I have been shredding my clothes lately.
Last Friday, as I was bending down to get into my car, I heard a sound that I am surprised I never heard sooner. It was the unwelcomed, but unsurprising sound of my pants ripping directly down the middle of my backside.
Peachy.
At first, I handled it well. These pants and I had been through a lot together. These were the same pants that I bought from Mr. Mac (a.k.a. God's haberdashery) before my mission. I have had them for just over three years (and 60-75 lbs) and was ready for them to leave my side.
But then it got worse.
I drove home and moon-walked inside with a random jacket from the back of my car covering my behind. I walked in and laughed about the incident with my mom and my cousin. While we were laughing at my expense, I sheepishly raised my arm behind my head to scratch an itch (or itch a scratch if you're a redneck). My mom started staring at my elbow and told me there was a hole in my shirt.
Damn.
By this point, I had had enough. My reaction was nothing short of "Hulk"-ish behavior. I bent my arm at the elbow and flexed. The hole on my elbow grew until I was able to rip my sleeve off from the elbow down.
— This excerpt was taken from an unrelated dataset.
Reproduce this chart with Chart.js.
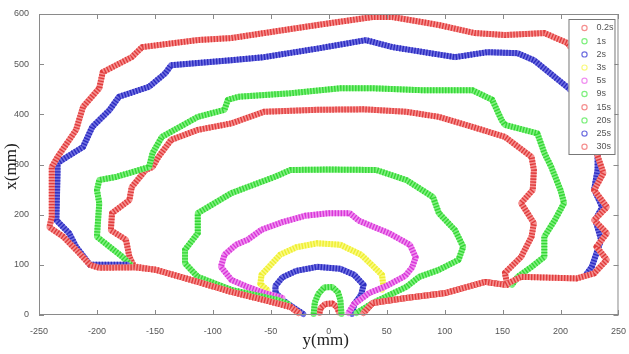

For the sake of symmetry, I did the same thing to the other sleeve.
I then walked down the my brother's room and summoned the best Hulk Hogan impression I could muster. I grabbed the front of my shirt and pulled it apart, buttons and all.
I could tell it was going to be a good weekend.
The next day. I went shopping.
4 comments:
I love you.
That is epic.
We should hit the gym again....
That was so funny when you ripped your shirt! Classic!